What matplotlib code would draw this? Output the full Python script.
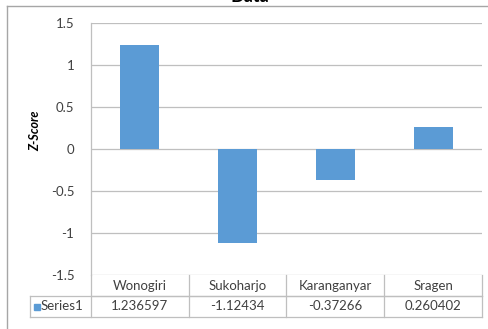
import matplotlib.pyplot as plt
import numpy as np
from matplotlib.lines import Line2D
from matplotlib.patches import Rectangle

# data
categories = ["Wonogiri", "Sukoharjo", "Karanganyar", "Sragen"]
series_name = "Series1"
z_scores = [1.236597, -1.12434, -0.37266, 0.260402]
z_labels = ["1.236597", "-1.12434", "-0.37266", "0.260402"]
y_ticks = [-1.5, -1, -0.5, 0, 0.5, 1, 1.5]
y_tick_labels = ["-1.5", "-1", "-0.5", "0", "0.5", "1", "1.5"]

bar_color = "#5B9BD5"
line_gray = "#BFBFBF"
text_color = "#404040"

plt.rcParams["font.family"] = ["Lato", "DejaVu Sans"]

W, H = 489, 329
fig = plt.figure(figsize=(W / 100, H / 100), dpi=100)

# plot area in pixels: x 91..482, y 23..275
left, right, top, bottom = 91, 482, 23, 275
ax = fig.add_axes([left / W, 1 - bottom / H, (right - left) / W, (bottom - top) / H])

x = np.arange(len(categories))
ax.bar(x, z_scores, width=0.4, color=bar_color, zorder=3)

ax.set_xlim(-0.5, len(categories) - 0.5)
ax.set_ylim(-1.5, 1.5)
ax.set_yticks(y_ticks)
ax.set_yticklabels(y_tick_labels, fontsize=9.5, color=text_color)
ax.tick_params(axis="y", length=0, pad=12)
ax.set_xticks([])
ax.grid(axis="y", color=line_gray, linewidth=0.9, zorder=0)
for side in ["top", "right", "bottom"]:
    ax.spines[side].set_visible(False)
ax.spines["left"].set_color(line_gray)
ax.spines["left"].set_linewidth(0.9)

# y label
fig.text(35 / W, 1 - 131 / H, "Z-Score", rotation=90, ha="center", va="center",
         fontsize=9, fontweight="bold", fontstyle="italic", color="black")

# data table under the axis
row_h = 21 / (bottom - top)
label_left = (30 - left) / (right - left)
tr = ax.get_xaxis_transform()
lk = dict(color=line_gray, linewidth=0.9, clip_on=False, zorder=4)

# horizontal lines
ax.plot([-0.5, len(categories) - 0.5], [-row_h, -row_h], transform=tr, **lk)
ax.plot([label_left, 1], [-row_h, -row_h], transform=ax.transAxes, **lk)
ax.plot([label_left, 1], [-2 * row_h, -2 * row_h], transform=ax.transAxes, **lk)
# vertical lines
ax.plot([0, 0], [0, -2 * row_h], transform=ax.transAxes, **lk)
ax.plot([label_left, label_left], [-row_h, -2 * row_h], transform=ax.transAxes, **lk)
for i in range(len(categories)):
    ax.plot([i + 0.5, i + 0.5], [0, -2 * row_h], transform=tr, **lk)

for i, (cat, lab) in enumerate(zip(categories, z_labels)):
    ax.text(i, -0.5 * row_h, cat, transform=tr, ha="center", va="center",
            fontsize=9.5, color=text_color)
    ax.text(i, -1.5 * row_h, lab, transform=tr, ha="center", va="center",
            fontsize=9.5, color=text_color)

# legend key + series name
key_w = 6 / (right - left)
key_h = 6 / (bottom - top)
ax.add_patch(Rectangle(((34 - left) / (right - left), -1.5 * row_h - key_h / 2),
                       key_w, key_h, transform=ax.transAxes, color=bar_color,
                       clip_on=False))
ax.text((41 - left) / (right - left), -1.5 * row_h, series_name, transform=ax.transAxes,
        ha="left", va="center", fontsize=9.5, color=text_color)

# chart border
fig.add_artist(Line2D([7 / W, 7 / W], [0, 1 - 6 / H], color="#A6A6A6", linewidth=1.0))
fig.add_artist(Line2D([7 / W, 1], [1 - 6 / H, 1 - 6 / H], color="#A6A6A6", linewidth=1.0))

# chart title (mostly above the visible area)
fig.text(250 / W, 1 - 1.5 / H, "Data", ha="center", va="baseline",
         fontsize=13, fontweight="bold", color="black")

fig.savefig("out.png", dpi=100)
--
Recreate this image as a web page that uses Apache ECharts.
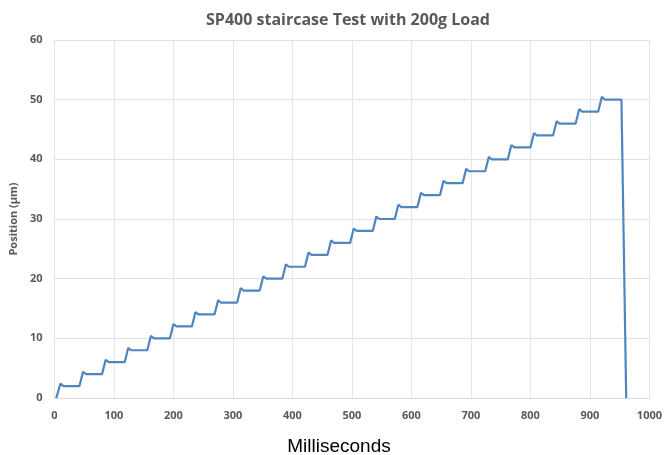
--
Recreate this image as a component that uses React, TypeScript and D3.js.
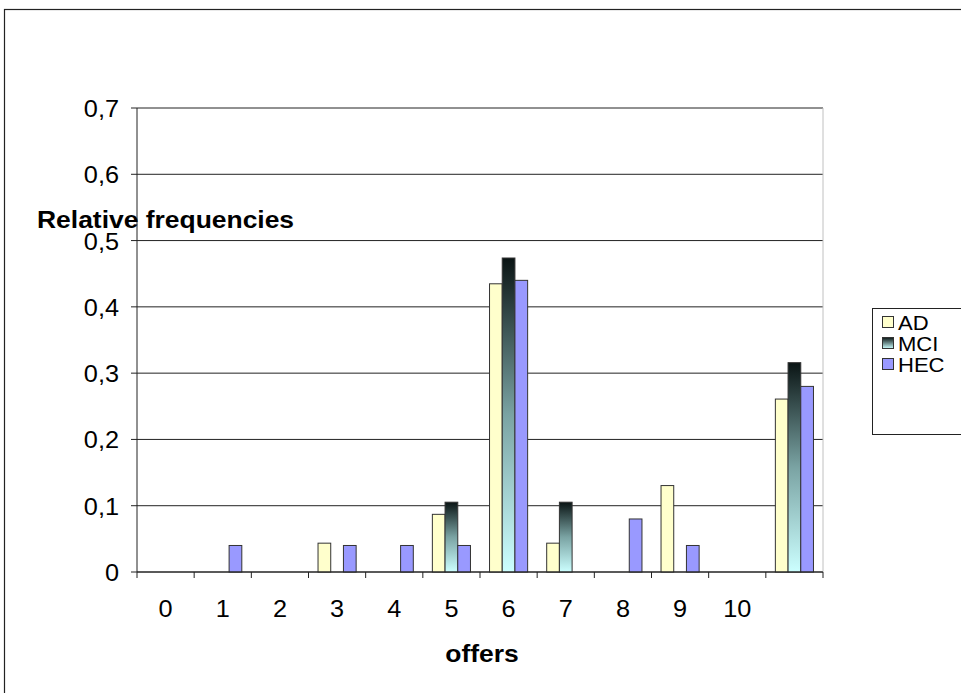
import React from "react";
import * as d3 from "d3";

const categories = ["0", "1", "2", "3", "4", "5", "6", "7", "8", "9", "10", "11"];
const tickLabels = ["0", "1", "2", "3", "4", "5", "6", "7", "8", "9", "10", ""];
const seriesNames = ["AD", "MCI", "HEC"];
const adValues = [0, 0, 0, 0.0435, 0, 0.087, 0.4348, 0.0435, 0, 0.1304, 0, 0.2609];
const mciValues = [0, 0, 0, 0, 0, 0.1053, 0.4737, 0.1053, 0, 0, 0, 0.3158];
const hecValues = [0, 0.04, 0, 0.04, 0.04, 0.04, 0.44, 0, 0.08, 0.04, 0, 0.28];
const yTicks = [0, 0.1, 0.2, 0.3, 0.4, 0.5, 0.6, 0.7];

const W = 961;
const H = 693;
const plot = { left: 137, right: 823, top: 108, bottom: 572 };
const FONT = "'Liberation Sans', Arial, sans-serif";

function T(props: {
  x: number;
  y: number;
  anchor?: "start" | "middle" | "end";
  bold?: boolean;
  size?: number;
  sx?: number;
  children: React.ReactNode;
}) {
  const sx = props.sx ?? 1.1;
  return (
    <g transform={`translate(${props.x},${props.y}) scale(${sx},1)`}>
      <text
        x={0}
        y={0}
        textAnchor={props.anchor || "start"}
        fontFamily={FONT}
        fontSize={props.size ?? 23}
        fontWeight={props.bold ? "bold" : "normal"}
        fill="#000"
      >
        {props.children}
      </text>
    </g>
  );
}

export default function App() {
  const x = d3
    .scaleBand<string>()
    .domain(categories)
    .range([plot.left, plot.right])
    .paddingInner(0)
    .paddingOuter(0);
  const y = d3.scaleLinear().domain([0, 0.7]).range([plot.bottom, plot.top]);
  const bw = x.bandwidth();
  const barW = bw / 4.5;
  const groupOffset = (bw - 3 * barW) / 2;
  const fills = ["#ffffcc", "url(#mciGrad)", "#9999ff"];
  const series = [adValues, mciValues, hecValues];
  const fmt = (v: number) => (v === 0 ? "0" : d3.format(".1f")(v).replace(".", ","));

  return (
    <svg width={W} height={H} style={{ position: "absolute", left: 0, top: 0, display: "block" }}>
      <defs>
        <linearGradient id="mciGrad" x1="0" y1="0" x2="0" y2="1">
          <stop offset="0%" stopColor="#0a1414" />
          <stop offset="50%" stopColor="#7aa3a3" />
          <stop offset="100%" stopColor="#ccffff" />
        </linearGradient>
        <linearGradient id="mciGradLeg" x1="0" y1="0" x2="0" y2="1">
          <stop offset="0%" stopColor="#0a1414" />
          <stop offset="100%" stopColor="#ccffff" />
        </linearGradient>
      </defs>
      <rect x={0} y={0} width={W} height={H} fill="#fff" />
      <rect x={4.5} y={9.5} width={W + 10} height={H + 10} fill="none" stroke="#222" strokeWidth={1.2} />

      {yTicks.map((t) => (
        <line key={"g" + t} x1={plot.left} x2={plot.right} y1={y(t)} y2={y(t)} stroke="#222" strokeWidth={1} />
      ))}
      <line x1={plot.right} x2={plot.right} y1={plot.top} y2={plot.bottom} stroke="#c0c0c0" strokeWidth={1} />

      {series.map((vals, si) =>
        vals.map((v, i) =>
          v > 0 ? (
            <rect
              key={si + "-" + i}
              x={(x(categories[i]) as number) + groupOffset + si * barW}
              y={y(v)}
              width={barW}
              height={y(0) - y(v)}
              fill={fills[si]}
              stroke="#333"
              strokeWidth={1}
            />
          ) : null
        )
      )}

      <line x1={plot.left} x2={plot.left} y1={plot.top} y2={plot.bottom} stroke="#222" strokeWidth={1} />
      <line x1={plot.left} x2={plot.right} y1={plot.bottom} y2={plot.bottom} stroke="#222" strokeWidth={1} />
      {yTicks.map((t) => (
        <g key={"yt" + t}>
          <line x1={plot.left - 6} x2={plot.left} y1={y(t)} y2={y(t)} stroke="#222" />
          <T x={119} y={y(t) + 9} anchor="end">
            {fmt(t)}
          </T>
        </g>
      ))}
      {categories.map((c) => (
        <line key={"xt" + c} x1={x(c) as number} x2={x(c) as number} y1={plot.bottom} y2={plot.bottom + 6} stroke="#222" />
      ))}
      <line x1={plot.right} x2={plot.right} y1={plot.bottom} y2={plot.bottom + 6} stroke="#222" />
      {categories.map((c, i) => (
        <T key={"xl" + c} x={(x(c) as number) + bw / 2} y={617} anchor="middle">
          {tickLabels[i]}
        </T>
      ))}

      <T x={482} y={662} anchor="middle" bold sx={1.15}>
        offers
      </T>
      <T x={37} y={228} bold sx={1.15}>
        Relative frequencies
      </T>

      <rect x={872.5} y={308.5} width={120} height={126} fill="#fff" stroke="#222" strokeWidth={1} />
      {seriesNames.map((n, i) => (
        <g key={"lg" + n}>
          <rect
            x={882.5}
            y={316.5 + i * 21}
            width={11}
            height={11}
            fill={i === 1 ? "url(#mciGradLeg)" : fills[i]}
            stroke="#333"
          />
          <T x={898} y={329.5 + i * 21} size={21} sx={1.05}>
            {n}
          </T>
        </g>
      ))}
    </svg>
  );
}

Problem statement: Omit all pictures and repeat exactly the lines from the one containing "Recreate this image as a component" through the one containing "const yTicks = [0, 0.1, 0.2, 0.3, 0.4, 0.5, 0.6, 0.7];", ends included, with nothing added.

Exercise output:
Recreate this image as a component that uses React, TypeScript and D3.js.
import React from "react";
import * as d3 from "d3";

const categories = ["0", "1", "2", "3", "4", "5", "6", "7", "8", "9", "10", "11"];
const tickLabels = ["0", "1", "2", "3", "4", "5", "6", "7", "8", "9", "10", ""];
const seriesNames = ["AD", "MCI", "HEC"];
const adValues = [0, 0, 0, 0.0435, 0, 0.087, 0.4348, 0.0435, 0, 0.1304, 0, 0.2609];
const mciValues = [0, 0, 0, 0, 0, 0.1053, 0.4737, 0.1053, 0, 0, 0, 0.3158];
const hecValues = [0, 0.04, 0, 0.04, 0.04, 0.04, 0.44, 0, 0.08, 0.04, 0, 0.28];
const yTicks = [0, 0.1, 0.2, 0.3, 0.4, 0.5, 0.6, 0.7];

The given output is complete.